25 June 2018
Below is an open e-mail that I sent to Bradley Hauer and Grzegorz Kondrak of the Department of Computing Science of the University of Alberta in Edmonton, Canada.
In Usenet Group sci.lang someone referred to your research on the Voynich manuscript, as described in https://www.folio.ca/using-ai-to-uncover-the-mystery-of-an-ancient-manuscript/ ("Using AI to uncover the mystery of an ancient manuscript", January 24, 2018) and https://transacl.org/ojs/index.php/tacl/article/download/821/174 ("Decoding Anagrammed Texts Written in an Unknown Language and Script"). This Usenet discussion (including my comments) can be found in Google Groups here: https://groups.google.com/d/msg/sci.lang/jlWEsHSdsRw/UTI4hmBEBAAJ.
You research is certainly interesting and important, but with all due respect, I think that regarding the use of Google Translate (page 10, section 5.4), you are not on the right track. That’s because for completely different and non-scientific reasons (fascination with scripts; boredom with what I should actually have been doing at the time; nostalgia for my C programming days), I happened to have done something similar to what you did:
I devised some schemes for writing Interlingua (a language that Google Translate does not support) in Greek script (in ways that make it immediately clear to human observers, that the result cannot possibly be Greek), and fed that ‘Greek’ to Google Translate. Surprisingly, the result is English that is often grammatical (or nearly so), and on superficial inspection, even seems to contain many interesting philosophical thoughts. If you look closer though, you will see that it is complete nonsense.
If we replace Interlingua with Hebrew, and the script and possible encodings in the Voynich manuscript with my Greek encoding schemes, we see the parallels. And just like the English I obtained from Google Translate does not reveal what my Interlingua originals were about, I think your results do not give us more insight into the meaning of the Voynich manuscript, and do not prove that it was originally in Hebrew.
What the results do show, is a shortcoming of Deep Learning techniques (as now employed by Google Translate and DeepL), which can produce seemingly sensible output from invalid input, if the invalidity of that input is not detected in a preliminary step in the translation algorithm.

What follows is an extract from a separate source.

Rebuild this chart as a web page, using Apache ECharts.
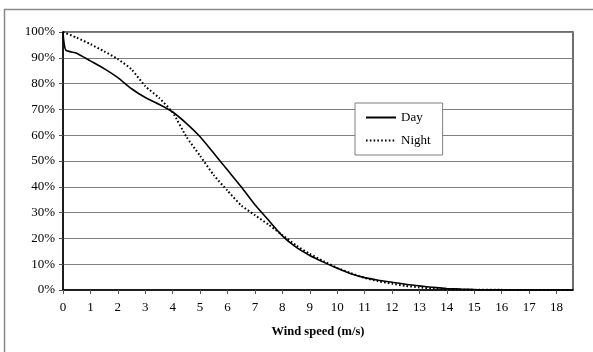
<!DOCTYPE html>
<html>
<head>
<meta charset="utf-8">
<script src="https://cdn.jsdelivr.net/npm/echarts@6/dist/echarts.min.js"></script>
<style>
  html, body { margin: 0; padding: 0; background: #fff; }
  #chart { width: 593px; height: 352px; }
</style>
</head>
<body>
<div id="chart"></div>
<script>
// wind speed (m/s) sample points
const daySpeed = [0, 0.1, 0.5, 1, 1.5, 2, 2.5, 3, 3.5, 4, 4.5, 5, 5.5, 6, 6.5, 7, 7.5, 8, 8.5, 9, 9.5, 10, 10.5, 11, 11.5, 12, 12.5, 13, 13.5, 14, 14.5, 15, 16, 17, 18, 18.6]
const dayPct = [100, 93, 91.8, 88.8, 85.8, 82.3, 78, 74.6, 72, 69, 64.6, 59.4, 53, 46.5, 40, 33, 27, 21, 16.6, 13.4, 10.8, 8.4, 6.3, 4.8, 3.8, 3, 2.2, 1.6, 1.0, 0.6, 0.35, 0.2, 0.05, 0, 0, 0]
const nightSpeed = [0, 0.5, 1, 1.5, 2, 2.5, 3, 3.5, 4, 4.5, 5, 5.5, 6, 6.5, 7, 7.5, 8, 8.5, 9, 9.5, 10, 10.5, 11, 11.5, 12, 12.5, 13, 13.5, 14, 14.5, 15, 16, 17, 18, 18.6]
const nightPct = [100, 97.8, 95.3, 92.5, 89.5, 85.5, 79, 74.5, 68.8, 59.4, 52, 44.5, 38.5, 32.8, 29, 25.3, 21.3, 17.3, 14, 11.2, 8.6, 6.5, 4.7, 3.4, 2.4, 1.6, 1.0, 0.55, 0.3, 0.15, 0.1, 0.05, 0.02, 0, 0]
const yTicks = [0, 10, 20, 30, 40, 50, 60, 70, 80, 90, 100]

const toPairs = (xs, ys) => xs.map((x, i) => [x, ys[i]])

const chart = echarts.init(document.getElementById('chart'))
const font = 'Liberation Serif'

const option = {
  animation: false,
  textStyle: { fontFamily: font },
  graphic: [
    { type: 'line', shape: { x1: 4, y1: 9.5, x2: 593, y2: 9.5 }, style: { stroke: '#888', lineWidth: 1.5 } },
    { type: 'line', shape: { x1: 4.5, y1: 9, x2: 4.5, y2: 352 }, style: { stroke: '#888', lineWidth: 1.5 } }
  ],
  grid: {
    left: 63,
    top: 32,
    right: 20,
    bottom: 62,
    show: true,
    borderColor: '#404040',
    borderWidth: 1.5
  },
  legend: {
    left: 355,
    top: 103,
    orient: 'vertical',
    backgroundColor: '#fff',
    borderColor: '#808080',
    borderWidth: 1,
    padding: [8, 12, 8, 10],
    itemGap: 10,
    itemWidth: 30,
    itemHeight: 10,
    itemStyle: { color: 'rgba(0,0,0,0)', borderColor: 'rgba(0,0,0,0)', borderWidth: 0 },
    textStyle: { fontFamily: font, fontSize: 13, color: '#000' },
    data: ['Day', 'Night']
  },
  xAxis: {
    type: 'value',
    min: 0,
    max: 18.6,
    interval: 1,
    name: 'Wind speed (m/s)',
    nameLocation: 'middle',
    nameGap: 35,
    nameTextStyle: { fontFamily: font, fontSize: 12.5, fontWeight: 'bold', color: '#000' },
    axisLine: { lineStyle: { color: '#000', width: 1.5 } },
    axisTick: { show: true, length: 4, inside: false, lineStyle: { color: '#555' } },
    axisLabel: { color: '#000', fontSize: 13, margin: 11, showMaxLabel: false },
    splitLine: { show: false }
  },
  yAxis: {
    type: 'value',
    min: 0,
    max: 100,
    interval: 10,
    axisLine: { show: true, lineStyle: { color: '#000', width: 1.5 } },
    axisTick: { show: true, length: 4, lineStyle: { color: '#555' } },
    axisLabel: {
      color: '#000',
      fontSize: 13,
      margin: 8,
      formatter: v => (yTicks.includes(v) ? v + '%' : '')
    },
    splitLine: { lineStyle: { color: '#808080', width: 1 } }
  },
  series: [
    {
      name: 'Day',
      type: 'line',
      data: toPairs(daySpeed, dayPct),
      smooth: 0.2,
      showSymbol: false,
      symbol: 'none',
      itemStyle: { color: '#000' },
      lineStyle: { color: '#000', width: 1.6 }
    },
    {
      name: 'Night',
      type: 'line',
      data: toPairs(nightSpeed, nightPct),
      smooth: 0.2,
      showSymbol: false,
      symbol: 'none',
      itemStyle: { color: '#000' },
      lineStyle: { color: '#000', width: 2, type: [1.6, 2.2] }
    }
  ]
}
chart.setOption(option)
</script>
</body>
</html>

The point is my ‘Greek’ Interlingua wasn’t Greek, but GT assumed that it was. And my original Interlingua texts weren’t philosophical at all: one is about a car journey in France, during which I discovered a nice programme on a French classical music station, and I drank coffee with my wife; the other is about muscle and bones problems people may develop when residing in a spaceship without gravity, and my amazement that they don’t let the spacecraft rotate like a big bicycle wheel, so artificial gravity would result.
GT’s ‘translations’ give a completely different and therefore false impression of the contents.